▶ [Brief]: Restate the data below word for word. Skip any images it contains.

▶ [Data excerpt]:
+++

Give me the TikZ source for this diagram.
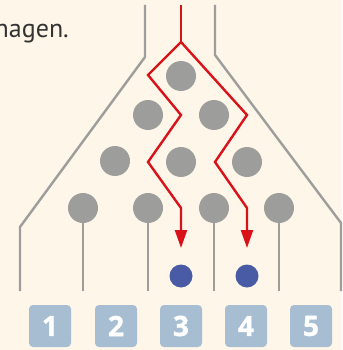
\documentclass[tikz,border=0pt]{standalone}
\usepackage{fontspec}
\setmainfont{PT Sans}
\newfontfamily\digitfont{Open Sans}[BoldFeatures={FakeBold=1.2}]
\usetikzlibrary{arrows.meta}
\definecolor{bgc}{HTML}{FEF6E9}
\definecolor{pegc}{HTML}{9D9D9C}
\definecolor{redc}{HTML}{D9121A}
\definecolor{bluec}{HTML}{4A5BA6}
\definecolor{boxc}{HTML}{A7BDD1}
\definecolor{txtc}{HTML}{333333}
\begin{document}
\begin{tikzpicture}[x=1pt,y=-1pt,
  peg/.style={circle,fill=pegc,minimum size=30pt,inner sep=0pt},
  ball/.style={circle,fill=bluec,minimum size=23pt,inner sep=0pt},
  numbox/.style={rounded corners=4pt,fill=boxc,minimum size=42pt,inner sep=0pt,
    text=white,font=\digitfont\fontsize{28}{30}\selectfont\bfseries},
  wall/.style={draw=pegc,line width=2.4pt},
  redpath/.style={draw=redc,line width=2.4pt},
  redarrow/.style={redpath,-{Triangle[width=12pt,length=18pt]}}]
\fill[bgc] (0,0) rectangle (342,350);
\useasboundingbox (0,0) rectangle (342,350);
% text
\node[anchor=base east,inner sep=0pt,text=txtc,font=\fontsize{26}{28}\selectfont] (txt) at (69,38) {nagen.};
% wall coordinates
\coordinate (lw1) at (145,5);
\coordinate (lw2) at (145,57);
\coordinate (lw3) at (20,227);
\coordinate (lw4) at (20,291);
\coordinate (rw1) at (215,5);
\coordinate (rw2) at (215,55);
\coordinate (rw3) at (341,223);
\coordinate (rw4) at (341,291);
\draw[wall] (lw1) -- (lw2) -- (lw3) -- (lw4);
\draw[wall] (rw1) -- (rw2) -- (rw3) -- (rw4);
% stems
\coordinate (s1) at (83,291);
\coordinate (s2) at (148,291);
\coordinate (s3) at (214,291);
\coordinate (s4) at (279,291);
\draw[wall] (83,208) -- (s1);
\draw[wall] (148,208) -- (s2);
\draw[wall] (214,208) -- (s3);
\draw[wall] (279,208) -- (s4);
% pegs
\node[peg] (p11) at (181,76) {};
\node[peg] (p21) at (148,115) {};
\node[peg] (p22) at (214,115) {};
\node[peg] (p31) at (115,161) {};
\node[peg] (p32) at (181,162) {};
\node[peg] (p33) at (247,162) {};
\node[peg] (p41) at (83,208) {};
\node[peg] (p42) at (148,208) {};
\node[peg] (p43) at (214,208) {};
\node[peg] (p44) at (279,208) {};
% balls
\node[ball] (b3) at (181,276) {};
\node[ball] (b4) at (247,276) {};
% number boxes
\node[numbox] (n1) at (50,326) {1};
\node[numbox] (n2) at (116,326) {2};
\node[numbox] (n3) at (181,326) {3};
\node[numbox] (n4) at (246,326) {4};
\node[numbox] (n5) at (311,326) {5};
% red paths
\coordinate (r0) at (181,5);
\coordinate (r1) at (181,42);
\coordinate (a1) at (148,75);
\coordinate (a2) at (181,115);
\coordinate (a3) at (148,162);
\coordinate (a4) at (181,208);
\coordinate (a5) at (181,248);
\coordinate (c1) at (247,115);
\coordinate (c2) at (215,162);
\coordinate (c3) at (247,208);
\coordinate (c4) at (247,248);
\draw[redpath] (r0) -- (r1);
\draw[redarrow] (r1) -- (a1) -- (a2) -- (a3) -- (a4) -- (a5);
\draw[redarrow] (r1) -- (c1) -- (c2) -- (c3) -- (c4);
\end{tikzpicture}
\end{document}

+++

▶ [Correct output]:
Give me the TikZ source for this diagram.
\documentclass[tikz,border=0pt]{standalone}
\usepackage{fontspec}
\setmainfont{PT Sans}
\newfontfamily\digitfont{Open Sans}[BoldFeatures={FakeBold=1.2}]
\usetikzlibrary{arrows.meta}
\definecolor{bgc}{HTML}{FEF6E9}
\definecolor{pegc}{HTML}{9D9D9C}
\definecolor{redc}{HTML}{D9121A}
\definecolor{bluec}{HTML}{4A5BA6}
\definecolor{boxc}{HTML}{A7BDD1}
\definecolor{txtc}{HTML}{333333}
\begin{document}
\begin{tikzpicture}[x=1pt,y=-1pt,
  peg/.style={circle,fill=pegc,minimum size=30pt,inner sep=0pt},
  ball/.style={circle,fill=bluec,minimum size=23pt,inner sep=0pt},
  numbox/.style={rounded corners=4pt,fill=boxc,minimum size=42pt,inner sep=0pt,
    text=white,font=\digitfont\fontsize{28}{30}\selectfont\bfseries},
  wall/.style={draw=pegc,line width=2.4pt},
  redpath/.style={draw=redc,line width=2.4pt},
  redarrow/.style={redpath,-{Triangle[width=12pt,length=18pt]}}]
\fill[bgc] (0,0) rectangle (342,350);
\useasboundingbox (0,0) rectangle (342,350);
% text
\node[anchor=base east,inner sep=0pt,text=txtc,font=\fontsize{26}{28}\selectfont] (txt) at (69,38) {nagen.};
% wall coordinates
\coordinate (lw1) at (145,5);
\coordinate (lw2) at (145,57);
\coordinate (lw3) at (20,227);
\coordinate (lw4) at (20,291);
\coordinate (rw1) at (215,5);
\coordinate (rw2) at (215,55);
\coordinate (rw3) at (341,223);
\coordinate (rw4) at (341,291);
\draw[wall] (lw1) -- (lw2) -- (lw3) -- (lw4);
\draw[wall] (rw1) -- (rw2) -- (rw3) -- (rw4);
% stems
\coordinate (s1) at (83,291);
\coordinate (s2) at (148,291);
\coordinate (s3) at (214,291);
\coordinate (s4) at (279,291);
\draw[wall] (83,208) -- (s1);
\draw[wall] (148,208) -- (s2);
\draw[wall] (214,208) -- (s3);
\draw[wall] (279,208) -- (s4);
% pegs
\node[peg] (p11) at (181,76) {};
\node[peg] (p21) at (148,115) {};
\node[peg] (p22) at (214,115) {};
\node[peg] (p31) at (115,161) {};
\node[peg] (p32) at (181,162) {};
\node[peg] (p33) at (247,162) {};
\node[peg] (p41) at (83,208) {};
\node[peg] (p42) at (148,208) {};
\node[peg] (p43) at (214,208) {};
\node[peg] (p44) at (279,208) {};
% balls
\node[ball] (b3) at (181,276) {};
\node[ball] (b4) at (247,276) {};
% number boxes
\node[numbox] (n1) at (50,326) {1};
\node[numbox] (n2) at (116,326) {2};
\node[numbox] (n3) at (181,326) {3};
\node[numbox] (n4) at (246,326) {4};
\node[numbox] (n5) at (311,326) {5};
% red paths
\coordinate (r0) at (181,5);
\coordinate (r1) at (181,42);
\coordinate (a1) at (148,75);
\coordinate (a2) at (181,115);
\coordinate (a3) at (148,162);
\coordinate (a4) at (181,208);
\coordinate (a5) at (181,248);
\coordinate (c1) at (247,115);
\coordinate (c2) at (215,162);
\coordinate (c3) at (247,208);
\coordinate (c4) at (247,248);
\draw[redpath] (r0) -- (r1);
\draw[redarrow] (r1) -- (a1) -- (a2) -- (a3) -- (a4) -- (a5);
\draw[redarrow] (r1) -- (c1) -- (c2) -- (c3) -- (c4);
\end{tikzpicture}
\end{document}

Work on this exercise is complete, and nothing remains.